Nous parcourûmes la distance de l’île d’Amsterdam à Ceylan, soit 3110 milles marins en 31 jours, et, le 8 janvier, nous jetâmes l’ancre dans la baie de la Pointe-de-Galles, en vue d’une côte très-unie, couverte de cocotiers, et d’un ravissant panorama de montagnes, dont les sommets se cachaient dans les nuages.

Pointe-de-Galles est un endroit encore peu important ; il consiste en une Pettah (ou ville noire des indigènes, un fort et un quartier européen, dont les maisons blanches, les rues propres, et les avenues ombragées offrent un aspect agréable.

Le bouddhisme qui semble reculer devant l’islam dans l’Inde et les îles de la Sonde, est en pleine prospérité à Ceylan. Cette île est, pour ainsi dire, la Rome des adorateurs de Sakya-Mouni. Aussi les temples et les chapelles s’y comptent-ils par milliers. Les prêtres cingalais jouissent d’une assez grande autorité à la fois religieuse et politique. Ils s’obstinent à affecter l’ignorance du moindre mot anglais : c’est une manière de protester contre les hérétiques conquérants de l’île sainte. Ils sont d’ailleurs fort polis vis-à-vis des Européens, et préoccupés uniquement, en apparence, de leurs fonctions religieuses.
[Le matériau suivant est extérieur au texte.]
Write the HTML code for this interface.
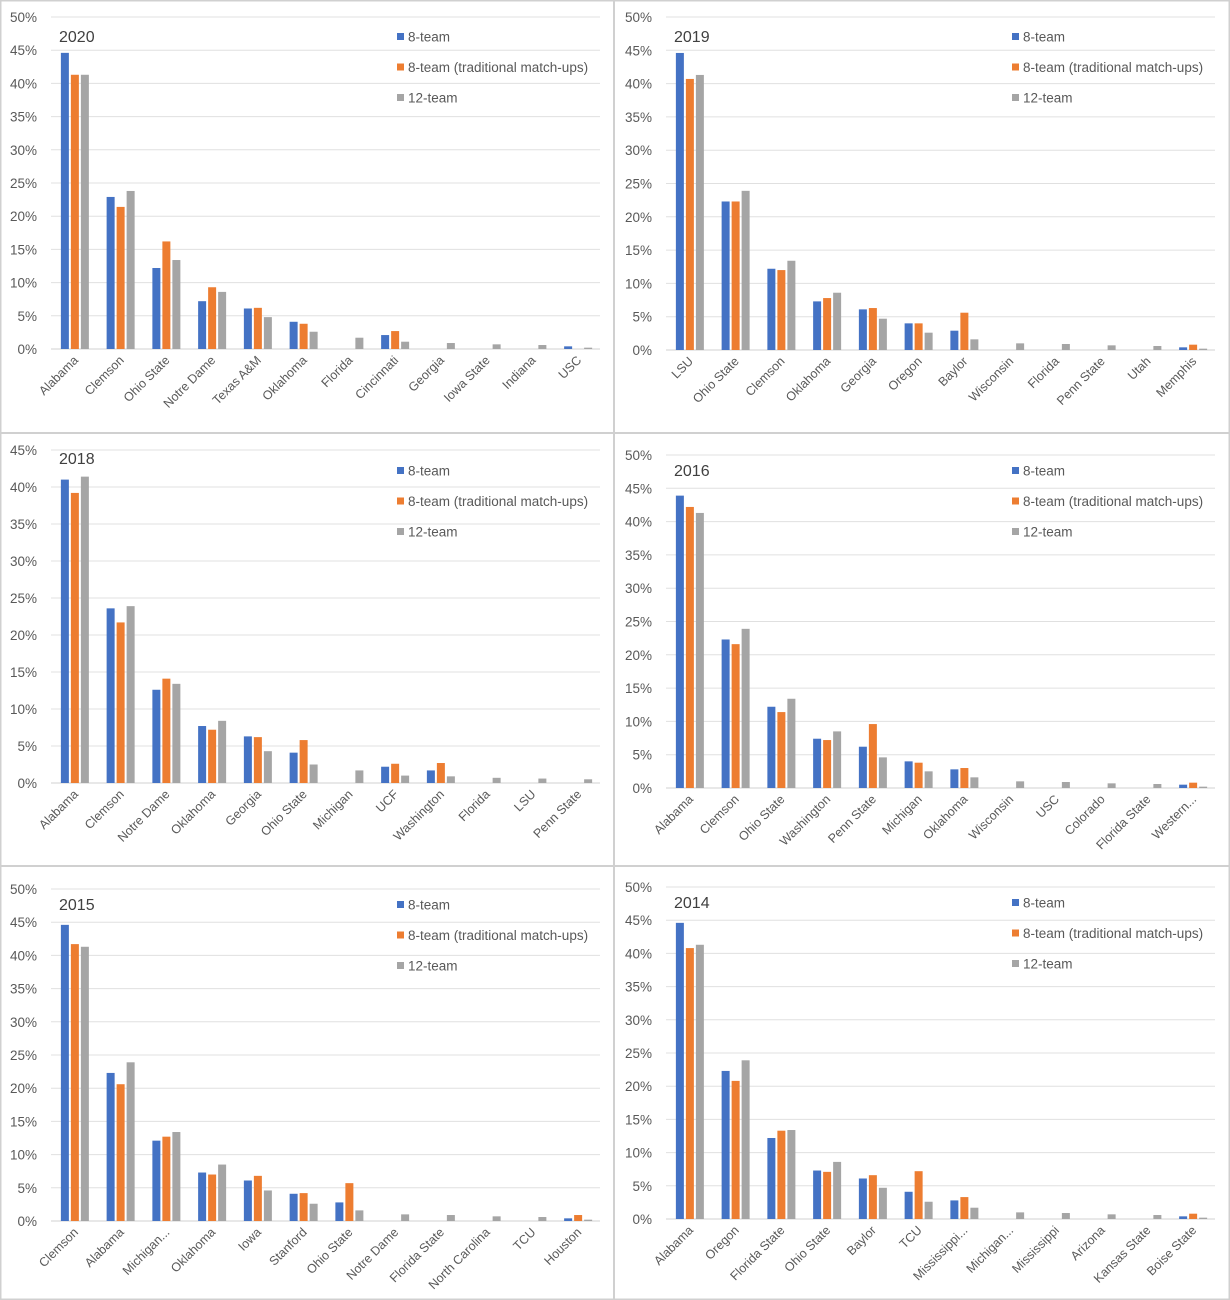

À peine débarqués, nous nous mîmes en route pour le grand temple de Dadalla-Panzela, dans le voisinage de Galles. C’est là que réside le grand prêtre de Ceylan, entouré d’un conclave d’Hamadourous. Nous eûmes l’honneur de lui être présentés. C’est un vieillard de soixante-dix ans, décoré du nom redoutable de Nanalangara-Sirisoumana-Mahadama-Radjiourong-Ganatchari-Naïkoumangi. Il voulut bien nous informer par interprète qu’il avait longtemps vécu dans le pays de Siam, et que l’empereur de ce royaume (avec lequel il correspond fréquemment), venait de lui envoyer un vaste parasol d’honneur. Il nous fit voir ce riche présent. Ensuite, il daigna nous demander nos noms, notre patrie, et le but de notre voyage, toutes choses auxquelles il parut s’intéresser ; il ordonna même a un jeune lévite de prendre note de tous ces détails, avec une plume d’oie, sur un papier probablement réservé aux usages profanes, car, dans le vestibule, un étudiant transcrivait religieusement quelques saintes Écritures sur une feuille de talipotier.
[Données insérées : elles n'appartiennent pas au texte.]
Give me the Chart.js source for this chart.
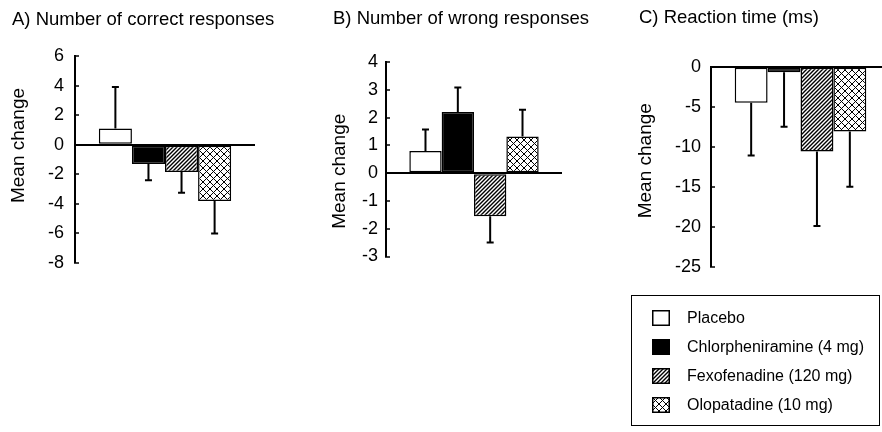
<!DOCTYPE html>
<html>
<head>
<meta charset="utf-8">
<title>Mean change by treatment</title>
<script src="https://cdn.jsdelivr.net/npm/chart.js@4.4.1/dist/chart.umd.min.js"></script>
<style>
  html, body { margin: 0; padding: 0; background: #fff; width: 882px; height: 432px; overflow: hidden; }
  body { position: relative; font-family: 'Liberation Sans', Arial, sans-serif; }
  canvas { position: absolute; top: 0; }
  #legend { position: absolute; left: 631px; top: 295px; width: 249px; height: 131px; box-sizing: border-box; border: 1.5px solid #000; background: #fff; }
  #legend .item { position: absolute; left: 20px; height: 20px; display: flex; align-items: center; font-size: 16px; color: #000; white-space: nowrap; }
  #legend .item canvas { position: static; margin-right: 17px; }
</style>
</head>
<body>
<canvas id="chart-correct" width="300" height="300" style="left:0px"></canvas>
<canvas id="chart-wrong" width="300" height="300" style="left:300px"></canvas>
<canvas id="chart-reaction" width="290" height="300" style="left:600px"></canvas>
<div id="legend"></div>
<script>
(function () {
const FONT = "'Liberation Sans', Arial, sans-serif";

// treatments (one bar each, same order in every panel)
const drugs = ['Placebo', 'Chlorpheniramine (4 mg)', 'Fexofenadine (120 mg)', 'Olopatadine (10 mg)'];

// A) number of correct responses
const correctMeans = [1.1, -1.3, -1.85, -3.8];
const correctErrors = [2.8, 1.1, 1.4, 2.2];
const correctAxis = [-8, 6, 2]; // min, max, step

// B) number of wrong responses
const wrongMeans = [0.8, 2.2, -1.55, 1.32];
const wrongErrors = [0.77, 0.88, 0.95, 0.96];
const wrongAxis = [-3, 4, 1];

// C) reaction time (ms)
const reactionMeans = [-4.5, -0.7, -10.6, -8.1];
const reactionErrors = [6.6, 6.8, 9.3, 6.9];
const reactionAxis = [-25, 0, 5];

// fill patterns: plain white, solid black, "/" hatch, diagonal cross-hatch
function makePattern(kind) {
    const s = kind === 'hatch' ? 4 : 7;
    const tile = document.createElement('canvas');
    tile.width = s;
    tile.height = s;
    const g = tile.getContext('2d');
    g.fillStyle = '#fff';
    g.fillRect(0, 0, s, s);
    g.strokeStyle = '#000';
    g.lineWidth = kind === 'hatch' ? 1.4 : 1;
    g.beginPath();
    g.moveTo(-1, 1); g.lineTo(1, -1);
    g.moveTo(0, s); g.lineTo(s, 0);
    g.moveTo(s - 1, s + 1); g.lineTo(s + 1, s - 1);
    if (kind === 'cross') {
        g.moveTo(0, 0); g.lineTo(s, s);
        g.moveTo(s - 1, -1); g.lineTo(s + 1, 1);
        g.moveTo(-1, s - 1); g.lineTo(1, s + 1);
    }
    g.stroke();
    return g.createPattern(tile, 'repeat');
}
const fills = ['#fff', '#000', makePattern('hatch'), makePattern('cross')];

// one-sided error bars, drawn away from zero
const errorBars = {
    id: 'errorBars',
    afterDatasetsDraw(chart) {
        const ctx = chart.ctx;
        const y = chart.scales.y;
        ctx.save();
        ctx.strokeStyle = '#000';
        ctx.lineWidth = 2;
        chart.data.datasets.forEach((ds, i) => {
            const bar = chart.getDatasetMeta(i).data[0];
            const v = ds.data[0];
            const yEnd = y.getPixelForValue(v + Math.sign(v) * ds.errors[0]);
            ctx.beginPath();
            ctx.moveTo(bar.x, bar.y);
            ctx.lineTo(bar.x, yEnd);
            ctx.moveTo(bar.x - 3.5, yEnd);
            ctx.lineTo(bar.x + 3.5, yEnd);
            ctx.stroke();
        });
        ctx.restore();
    }
};

// panel heading (left aligned, wider than the plot) and rotated y title
const labels = {
    id: 'labels',
    afterDraw(chart, args, opts) {
        const ctx = chart.ctx;
        const area = chart.chartArea;
        ctx.save();
        ctx.fillStyle = '#000';
        ctx.textBaseline = 'middle';
        ctx.font = '18.5px ' + FONT;
        ctx.textAlign = 'left';
        ctx.fillText(opts.title, chart.scales.y.left, opts.titleY);
        ctx.translate(chart.scales.y.left + 6.75, (area.top + area.bottom) / 2 + opts.yShift);
        ctx.rotate(-Math.PI / 2);
        ctx.font = '19px ' + FONT;
        ctx.textAlign = 'center';
        ctx.fillText(opts.yText, 0, 0);
        ctx.restore();
    }
};

function panel(canvasId, title, means, errors, axis, box) {
    const datasets = drugs.map((name, i) => ({
        label: name,
        data: [means[i]],
        errors: [errors[i]],
        backgroundColor: fills[i],
        borderColor: '#000',
        borderWidth: 1.5,
        borderSkipped: false,
        barPercentage: 1,
        categoryPercentage: 0.735
    }));

    const config = {
        type: 'bar',
        data: { labels: [''], datasets: datasets },
        options: {
            responsive: false,
            animation: false,
            layout: { padding: { left: box.left, right: box.right, top: box.top, bottom: box.bottom } },
            plugins: {
                legend: { display: false },
                tooltip: { enabled: false },
                labels: { title: title, titleY: box.titleY, yText: 'Mean change', yShift: box.yShift }
            },
            scales: {
                x: { display: false },
                y: {
                    min: axis[0],
                    max: axis[1],
                    ticks: {
                        stepSize: axis[2],
                        color: '#000',
                        font: { family: FONT, size: 18 },
                        padding: box.labelGap + 4
                    },
                    grid: {
                        color: c => (c.tick && c.tick.value === 0) ? '#000' : 'rgba(0,0,0,0)',
                        lineWidth: c => (c.tick && c.tick.value === 0) ? 2 : 0,
                        tickLength: -4,
                        tickColor: '#000',
                        tickWidth: 1.5
                    },
                    border: { color: '#000', width: 2 },
                    afterFit: scale => { scale.width = box.axisWidth; }
                }
            }
        },
        plugins: [errorBars, labels]
    };
    new Chart(document.getElementById(canvasId), config);
}

panel('chart-correct', 'A) Number of correct responses', correctMeans, correctErrors, correctAxis,
    { left: 12, right: 45, top: 56, bottom: 37, titleY: 20.3, axisWidth: 63, labelGap: 11, yShift: -14 });
panel('chart-wrong', 'B) Number of wrong responses', wrongMeans, wrongErrors, wrongAxis,
    { left: 33, right: 38, top: 62, bottom: 43.5, titleY: 19.2, axisWidth: 53, labelGap: 8, yShift: 12 });
panel('chart-reaction', 'C) Reaction time (ms)', reactionMeans, reactionErrors, reactionAxis,
    { left: 39, right: 0, top: 66.7, bottom: 33.3, titleY: 17.5, axisWidth: 72, labelGap: 10, yShift: -6 });

// legend box
const legend = document.getElementById('legend');
drugs.forEach((name, i) => {
    const item = document.createElement('div');
    item.className = 'item';
    item.style.top = (12 + i * 29) + 'px';
    const sw = document.createElement('canvas');
    sw.width = 18;
    sw.height = 16;
    const g = sw.getContext('2d');
    g.fillStyle = fills[i];
    g.fillRect(0, 0, 18, 16);
    g.strokeStyle = '#000';
    g.lineWidth = 1.5;
    g.strokeRect(0.75, 0.75, 16.5, 14.5);
    const label = document.createElement('span');
    label.textContent = name;
    item.appendChild(sw);
    item.appendChild(label);
    legend.appendChild(item);
});
})();
</script>
</body>
</html>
De Galles à Colombo, 130 kilomètres. Nous louâmes pour faire le trajet une voiture et un cocher. Pendant les

  1. Cet îlot inhabité, situé par 38° 30’ de lat., et celui de Saint-Paul ont été découverts en décembre 1696 par le Hollandais Willem Van Vlaming. L’un et l’autre ont été dessinés, à cette époque, par Valentyn.
  2. Parmi les voyageurs qui ont étudié Ceylan, on peut surtout recommander John Davy, Ward, et Emerson Tennent (Ceylon, an account of the island, physical, historical, and topographical, etc. 2 vol. avec cartes, plans, etc.).